Description of changes:
In the AMI we force systemd-networkd to only manage the primary interface. In this commit I'm adding a script that will configure ip addresses and routes for interfaces that are not managed by systemd-networkd.

By submitting this pull request, I confirm that you can use, modify, copy, and redistribute this contribution, under the terms of your choice.

Testing Done

I verified that:

  • Pod networking is working as expected (pods on local and remote machines can communicate)
  • Non zero card interfaces on remote machines can communicate. I tested this with iperf, starting a server on one pod and binding it to non zero card interface. On another pod (running on different machine), using iperf client (bound to non zero card interface). Running tcpdump on both machines and verifying traffic is flowing thru the correct interfaces.

See this guide for recommended testing for PRs. Some tests may not apply. Completing tests and providing additional validation steps are not required, but it is recommended and may reduce review time and time to merge.

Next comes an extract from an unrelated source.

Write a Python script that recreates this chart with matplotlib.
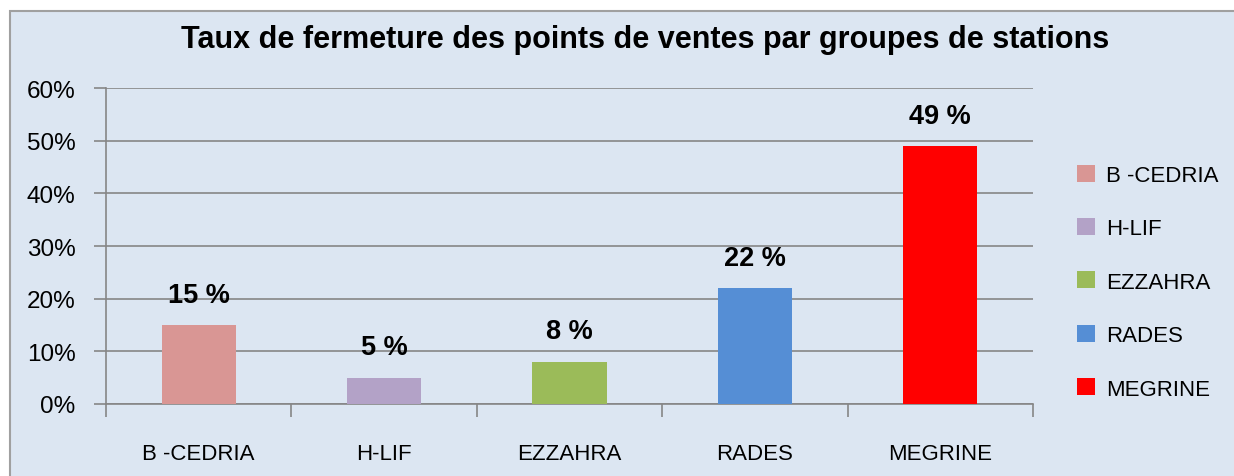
import matplotlib
matplotlib.use("Agg")
import matplotlib.pyplot as plt
from matplotlib.patches import Rectangle, Patch
from matplotlib.ticker import FuncFormatter, FixedLocator

categories = ["B -CEDRIA", "H-LIF", "EZZAHRA", "RADES", "MEGRINE"]
values = [15, 5, 8, 22, 49]
labels = ["15 %", "5 %", "8 %", "22 %", "49 %"]
colors = ["#D99694", "#B3A2C7", "#9BBB59", "#558ED5", "#FF0000"]
yticks = [0, 10, 20, 30, 40, 50, 60]

plt.rcParams['font.family'] = ['Liberation Sans Narrow', 'Liberation Sans', 'DejaVu Sans']

W, H = 1234, 477
fig = plt.figure(figsize=(W/100, H/100), dpi=100)
fig.patch.set_facecolor("white")
bg = "#DCE6F2"
fig.patches.append(Rectangle((10/W, -0.05), 1.2, (H-12)/H + 0.05, transform=fig.transFigure,
                             facecolor=bg, edgecolor="#A0A0A0", linewidth=1.5, zorder=-5))

ax = fig.add_axes([106/W, (H-405)/H, (1033-106)/W, (405-89)/H])
ax.set_zorder(2)
ax.set_facecolor("none")
x = list(range(len(categories)))
ax.bar(x, values, width=0.4, color=colors, zorder=3)
ax.set_xlim(-0.5, len(categories)-0.5)
ax.set_ylim(0, 60)
ax.yaxis.set_major_locator(FixedLocator(yticks))
ax.yaxis.set_major_formatter(FuncFormatter(lambda v, p: f"{int(v)}%"))
ax.grid(axis="y", color="#868686", linewidth=1.2, zorder=1)
for s in ["top", "right"]:
    ax.spines[s].set_visible(False)
for s in ["left", "bottom"]:
    ax.spines[s].set_color("#868686")
    ax.spines[s].set_linewidth(1.2)
ax.tick_params(axis="y", length=9, width=1.2, color="#868686", labelsize=17.5, pad=13)
ax.set_xticks([i + 0.5 for i in range(-1, len(categories))], minor=False)
ax.set_xticklabels([])
ax.tick_params(axis="x", which="major", length=9, width=1.2, color="#868686")
ax.set_xticks(x, minor=True)
ax.set_xticklabels(categories, minor=True)
ax.tick_params(axis="x", which="minor", length=0, labelsize=16, pad=28)

for xi, v, lab in zip(x, values, labels):
    ax.text(xi, v + 3.3, lab, ha="center", va="bottom", fontsize=19.5, fontweight="bold")

fig.text(645/W, 1 - 40/H, "Taux de fermeture des points de ventes par groupes de stations",
         ha="center", va="center", fontsize=22, fontweight="bold")

handles = [Patch(facecolor=c, edgecolor="none") for c in colors]
fig.legend(handles, categories, loc="center left", bbox_to_anchor=(1057/W, 1 - 283/H),
           frameon=False, fontsize=16, labelspacing=1.45, handlelength=0.8, handleheight=0.8,
           handletextpad=0.5)

fig.savefig("out.png", dpi=100, facecolor=fig.get_facecolor())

@nkvetsinski nkvetsinski marked this pull request as ready for review September 4, 2024 20:50
Comment on lines +3 to +14
# EKS already forces amazon-ec2-net-utils to manage the primary ENI only (0/0):
# https://github.com/awslabs/amazon-eks-ami/pull/1738
#
# When VPC CNI is installed it creates another ENI from network card with index 0 (0/1).
# VPC CNI will continue adding additional ENIs until max number of interfaces for the intance
# is reached (0/2, 0/3, etc).
#
# This script configures IP and routing for Elastic Network Interfaces that are part of
# non-zero indexed EC2 network cards (1/0, 1/1, 2/1, 3/1, etc). The way we find out whether
# we need to configure the interface is by checking IMDS:
# /latest/meta-data/network/interfaces/macs/${mac_address}/network-card/
# This script will skip any interfaces that are part of the 0 indexed card.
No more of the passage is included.